Directive:
Reproduce the listing word for word, leaving every picture behind.

===============

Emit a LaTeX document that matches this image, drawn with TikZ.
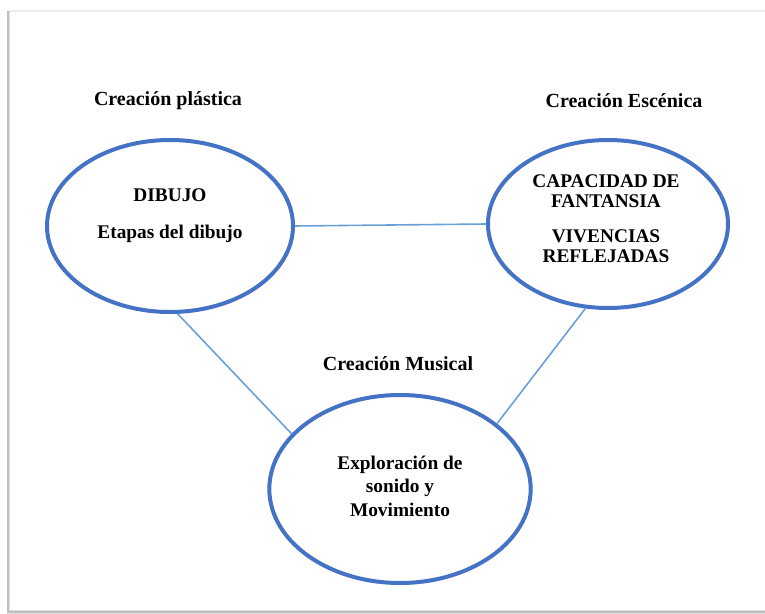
\documentclass[tikz,border=0pt]{standalone}
\usepackage{fontspec}
\setmainfont{Liberation Serif}
\usetikzlibrary{positioning}
\usetikzlibrary{shapes.geometric}
\definecolor{ellipseblue}{HTML}{4472C4}
\definecolor{lineblue}{HTML}{6A9FD8}

\begin{document}
\begin{tikzpicture}[x=0.75pt, y=-0.75pt,
            blueellipsenode/.style={ellipse, draw=ellipseblue, line width=3pt, inner sep=0pt},
            titlenode/.style={font=\fontsize{15}{15}\selectfont\bfseries},
            innertextnode/.style={font=\fontsize{14.5}{15}\selectfont\bfseries, align=center},
            lightblueline/.style={draw=lineblue, line width=1.2pt},
            ]
            \useasboundingbox (0,0) rectangle (765,614);
            % page frame
            \draw[gray!15, line width=1.2pt] (9,11) -- (770,11);
            \draw[gray!25, line width=2.4pt] (8.5,11) -- (8.5,612) -- (770,612);
            \draw[gray!50, line width=0.8pt] (8,11) -- (8,612) -- (770,612);

            \node[blueellipsenode, minimum width=184.5pt, minimum height=129pt] (plastica) at (170,226) {};
            \node[blueellipsenode, minimum width=180pt, minimum height=126pt] (escenica) at (608,224) {};
            \node[blueellipsenode, minimum width=196pt, minimum height=141pt] (musical) at (400,489) {};

            \node[titlenode] (Tplastica) at (168,101) {Creación plástica};
            \node[titlenode] (Tescenica) at (624,101) {Creación Escénica};
            \node[titlenode] (Tmusical) at (398,364) {Creación Musical};

            \node[innertextnode] (Xplastica) at (170,216) {DIBUJO\\[12.75pt]Etapas del dibujo};
            \node[innertextnode] (Xescenica) at (606,219) {CAPACIDAD DE\\FANTANSIA\\[11.25pt]VIVENCIAS\\REFLEJADAS};
            \node[innertextnode, font=\fontsize{14.5}{17.6}\selectfont\bfseries] (Xmusical) at (400,486) {Exploración de\\sonido y\\Movimiento};

            \draw[lightblueline] (plastica.east) -- (escenica.west);
            \draw[lightblueline] (plastica.-85) -- (musical.153);
            \draw[lightblueline] (escenica.-105) -- (musical.34);
        \end{tikzpicture}
\end{document}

===============

Result:
Emit a LaTeX document that matches this image, drawn with TikZ.
\documentclass[tikz,border=0pt]{standalone}
\usepackage{fontspec}
\setmainfont{Liberation Serif}
\usetikzlibrary{positioning}
\usetikzlibrary{shapes.geometric}
\definecolor{ellipseblue}{HTML}{4472C4}
\definecolor{lineblue}{HTML}{6A9FD8}

\begin{document}
\begin{tikzpicture}[x=0.75pt, y=-0.75pt,
            blueellipsenode/.style={ellipse, draw=ellipseblue, line width=3pt, inner sep=0pt},
            titlenode/.style={font=\fontsize{15}{15}\selectfont\bfseries},
            innertextnode/.style={font=\fontsize{14.5}{15}\selectfont\bfseries, align=center},
            lightblueline/.style={draw=lineblue, line width=1.2pt},
            ]
            \useasboundingbox (0,0) rectangle (765,614);
            % page frame
            \draw[gray!15, line width=1.2pt] (9,11) -- (770,11);
            \draw[gray!25, line width=2.4pt] (8.5,11) -- (8.5,612) -- (770,612);
            \draw[gray!50, line width=0.8pt] (8,11) -- (8,612) -- (770,612);

            \node[blueellipsenode, minimum width=184.5pt, minimum height=129pt] (plastica) at (170,226) {};
            \node[blueellipsenode, minimum width=180pt, minimum height=126pt] (escenica) at (608,224) {};
            \node[blueellipsenode, minimum width=196pt, minimum height=141pt] (musical) at (400,489) {};

            \node[titlenode] (Tplastica) at (168,101) {Creación plástica};
            \node[titlenode] (Tescenica) at (624,101) {Creación Escénica};
            \node[titlenode] (Tmusical) at (398,364) {Creación Musical};

            \node[innertextnode] (Xplastica) at (170,216) {DIBUJO\\[12.75pt]Etapas del dibujo};
            \node[innertextnode] (Xescenica) at (606,219) {CAPACIDAD DE\\FANTANSIA\\[11.25pt]VIVENCIAS\\REFLEJADAS};
            \node[innertextnode, font=\fontsize{14.5}{17.6}\selectfont\bfseries] (Xmusical) at (400,486) {Exploración de\\sonido y\\Movimiento};

            \draw[lightblueline] (plastica.east) -- (escenica.west);
            \draw[lightblueline] (plastica.-85) -- (musical.153);
            \draw[lightblueline] (escenica.-105) -- (musical.34);
        \end{tikzpicture}
\end{document}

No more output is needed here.